▶ _WRITTEN TASK_:
Output exactly the lines from the first one down to the line containing "mz_ticks = [0, 150, 300, 450, 600, 750, 900]", inclusive.

### DATASET EXTRACT

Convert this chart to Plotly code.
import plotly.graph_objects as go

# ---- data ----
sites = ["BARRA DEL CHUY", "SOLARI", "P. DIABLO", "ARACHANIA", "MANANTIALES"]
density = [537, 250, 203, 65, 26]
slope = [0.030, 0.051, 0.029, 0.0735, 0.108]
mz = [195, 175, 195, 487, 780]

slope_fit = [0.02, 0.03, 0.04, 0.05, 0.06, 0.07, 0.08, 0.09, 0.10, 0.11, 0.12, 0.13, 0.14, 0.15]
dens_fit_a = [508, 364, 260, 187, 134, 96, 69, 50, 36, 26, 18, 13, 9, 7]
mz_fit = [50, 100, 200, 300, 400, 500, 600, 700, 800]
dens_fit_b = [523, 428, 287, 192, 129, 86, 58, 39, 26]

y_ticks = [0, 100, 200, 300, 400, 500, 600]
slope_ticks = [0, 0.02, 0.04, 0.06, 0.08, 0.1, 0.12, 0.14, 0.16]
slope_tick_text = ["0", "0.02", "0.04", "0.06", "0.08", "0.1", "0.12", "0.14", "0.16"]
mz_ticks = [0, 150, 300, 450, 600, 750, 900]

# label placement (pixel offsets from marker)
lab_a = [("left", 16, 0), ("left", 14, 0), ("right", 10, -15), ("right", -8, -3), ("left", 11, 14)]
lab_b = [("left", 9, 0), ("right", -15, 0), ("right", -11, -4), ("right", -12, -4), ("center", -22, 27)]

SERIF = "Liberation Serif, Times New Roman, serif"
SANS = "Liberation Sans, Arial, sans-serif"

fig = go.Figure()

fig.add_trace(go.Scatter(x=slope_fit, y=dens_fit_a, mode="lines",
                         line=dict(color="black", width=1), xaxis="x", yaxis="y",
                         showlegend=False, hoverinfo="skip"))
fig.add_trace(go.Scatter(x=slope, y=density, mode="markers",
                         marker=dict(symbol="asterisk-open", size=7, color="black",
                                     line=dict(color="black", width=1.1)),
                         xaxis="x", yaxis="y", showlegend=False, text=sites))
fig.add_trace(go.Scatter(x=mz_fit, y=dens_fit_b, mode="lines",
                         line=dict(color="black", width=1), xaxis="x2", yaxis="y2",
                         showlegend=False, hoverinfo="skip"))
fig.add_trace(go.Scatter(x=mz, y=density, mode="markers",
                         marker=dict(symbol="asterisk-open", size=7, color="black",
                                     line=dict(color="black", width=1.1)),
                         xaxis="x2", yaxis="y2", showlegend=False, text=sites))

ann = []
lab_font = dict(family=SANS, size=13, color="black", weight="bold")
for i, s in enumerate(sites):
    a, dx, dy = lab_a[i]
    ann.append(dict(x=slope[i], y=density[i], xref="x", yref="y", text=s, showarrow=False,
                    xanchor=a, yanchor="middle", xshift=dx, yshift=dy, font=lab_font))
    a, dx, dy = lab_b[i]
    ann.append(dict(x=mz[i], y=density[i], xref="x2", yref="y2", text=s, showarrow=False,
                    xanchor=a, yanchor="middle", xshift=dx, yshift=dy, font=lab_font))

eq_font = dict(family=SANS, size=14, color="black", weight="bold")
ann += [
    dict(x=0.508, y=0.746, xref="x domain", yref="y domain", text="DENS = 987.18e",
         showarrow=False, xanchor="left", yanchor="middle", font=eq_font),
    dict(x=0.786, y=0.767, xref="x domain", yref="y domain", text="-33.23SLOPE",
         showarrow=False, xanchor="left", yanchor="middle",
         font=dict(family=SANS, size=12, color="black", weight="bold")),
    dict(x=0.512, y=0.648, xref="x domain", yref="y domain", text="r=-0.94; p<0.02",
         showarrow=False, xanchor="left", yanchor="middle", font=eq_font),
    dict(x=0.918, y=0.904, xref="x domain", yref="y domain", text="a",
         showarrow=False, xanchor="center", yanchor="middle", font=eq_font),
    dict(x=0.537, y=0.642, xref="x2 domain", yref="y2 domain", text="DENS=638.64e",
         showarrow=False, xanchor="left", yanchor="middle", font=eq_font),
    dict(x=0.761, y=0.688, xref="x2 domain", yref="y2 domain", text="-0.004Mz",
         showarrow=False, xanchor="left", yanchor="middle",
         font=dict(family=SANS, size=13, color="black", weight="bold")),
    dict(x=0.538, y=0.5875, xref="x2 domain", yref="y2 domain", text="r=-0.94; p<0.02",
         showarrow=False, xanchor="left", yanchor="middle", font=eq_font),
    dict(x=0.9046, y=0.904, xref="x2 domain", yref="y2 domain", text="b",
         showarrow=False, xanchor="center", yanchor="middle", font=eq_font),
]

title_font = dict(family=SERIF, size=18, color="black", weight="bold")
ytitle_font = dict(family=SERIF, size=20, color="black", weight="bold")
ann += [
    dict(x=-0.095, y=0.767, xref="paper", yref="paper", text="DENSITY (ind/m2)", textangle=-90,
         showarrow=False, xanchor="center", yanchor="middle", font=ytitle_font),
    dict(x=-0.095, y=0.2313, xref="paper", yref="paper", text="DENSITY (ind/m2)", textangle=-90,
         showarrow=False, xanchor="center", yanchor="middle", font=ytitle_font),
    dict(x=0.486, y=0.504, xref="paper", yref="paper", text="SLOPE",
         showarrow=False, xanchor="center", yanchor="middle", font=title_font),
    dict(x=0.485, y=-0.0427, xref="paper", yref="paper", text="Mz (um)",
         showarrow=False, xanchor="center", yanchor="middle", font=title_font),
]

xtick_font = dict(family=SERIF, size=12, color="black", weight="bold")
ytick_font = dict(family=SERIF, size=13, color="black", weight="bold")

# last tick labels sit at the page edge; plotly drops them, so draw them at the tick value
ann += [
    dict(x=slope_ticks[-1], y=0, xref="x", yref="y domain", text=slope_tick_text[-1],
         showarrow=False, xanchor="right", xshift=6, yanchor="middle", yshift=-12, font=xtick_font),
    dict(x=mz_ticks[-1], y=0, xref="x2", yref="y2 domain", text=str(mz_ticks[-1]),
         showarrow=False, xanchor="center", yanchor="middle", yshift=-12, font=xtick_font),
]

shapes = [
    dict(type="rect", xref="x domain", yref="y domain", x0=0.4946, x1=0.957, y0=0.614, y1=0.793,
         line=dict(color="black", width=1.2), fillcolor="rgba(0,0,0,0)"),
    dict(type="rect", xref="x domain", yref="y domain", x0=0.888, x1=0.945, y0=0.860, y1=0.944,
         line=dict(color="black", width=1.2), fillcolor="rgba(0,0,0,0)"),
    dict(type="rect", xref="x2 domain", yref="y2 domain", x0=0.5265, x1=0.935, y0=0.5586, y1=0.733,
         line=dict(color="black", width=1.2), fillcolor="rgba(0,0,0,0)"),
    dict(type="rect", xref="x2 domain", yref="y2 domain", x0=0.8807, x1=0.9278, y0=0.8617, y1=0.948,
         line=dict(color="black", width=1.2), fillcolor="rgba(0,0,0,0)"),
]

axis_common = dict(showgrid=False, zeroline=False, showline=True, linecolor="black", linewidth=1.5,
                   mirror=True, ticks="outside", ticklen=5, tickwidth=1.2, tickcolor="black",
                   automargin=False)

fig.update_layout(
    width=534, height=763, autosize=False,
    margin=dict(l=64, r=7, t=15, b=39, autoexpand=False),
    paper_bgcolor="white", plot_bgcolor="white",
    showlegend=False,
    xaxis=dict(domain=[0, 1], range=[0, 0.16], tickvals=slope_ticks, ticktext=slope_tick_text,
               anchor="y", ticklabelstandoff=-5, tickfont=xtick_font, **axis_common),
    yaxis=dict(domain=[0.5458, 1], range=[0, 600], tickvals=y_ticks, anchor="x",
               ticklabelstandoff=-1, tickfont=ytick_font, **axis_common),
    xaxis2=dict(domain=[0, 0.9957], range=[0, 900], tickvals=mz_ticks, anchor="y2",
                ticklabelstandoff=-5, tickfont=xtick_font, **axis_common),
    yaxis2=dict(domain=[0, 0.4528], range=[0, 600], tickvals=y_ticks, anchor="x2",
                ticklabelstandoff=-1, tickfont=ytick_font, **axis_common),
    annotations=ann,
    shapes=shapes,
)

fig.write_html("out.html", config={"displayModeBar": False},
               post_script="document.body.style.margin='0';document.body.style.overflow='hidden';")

######

▶ _RESPONSE TO THE TASK_:
Convert this chart to Plotly code.
import plotly.graph_objects as go

# ---- data ----
sites = ["BARRA DEL CHUY", "SOLARI", "P. DIABLO", "ARACHANIA", "MANANTIALES"]
density = [537, 250, 203, 65, 26]
slope = [0.030, 0.051, 0.029, 0.0735, 0.108]
mz = [195, 175, 195, 487, 780]

slope_fit = [0.02, 0.03, 0.04, 0.05, 0.06, 0.07, 0.08, 0.09, 0.10, 0.11, 0.12, 0.13, 0.14, 0.15]
dens_fit_a = [508, 364, 260, 187, 134, 96, 69, 50, 36, 26, 18, 13, 9, 7]
mz_fit = [50, 100, 200, 300, 400, 500, 600, 700, 800]
dens_fit_b = [523, 428, 287, 192, 129, 86, 58, 39, 26]

y_ticks = [0, 100, 200, 300, 400, 500, 600]
slope_ticks = [0, 0.02, 0.04, 0.06, 0.08, 0.1, 0.12, 0.14, 0.16]
slope_tick_text = ["0", "0.02", "0.04", "0.06", "0.08", "0.1", "0.12", "0.14", "0.16"]
mz_ticks = [0, 150, 300, 450, 600, 750, 900]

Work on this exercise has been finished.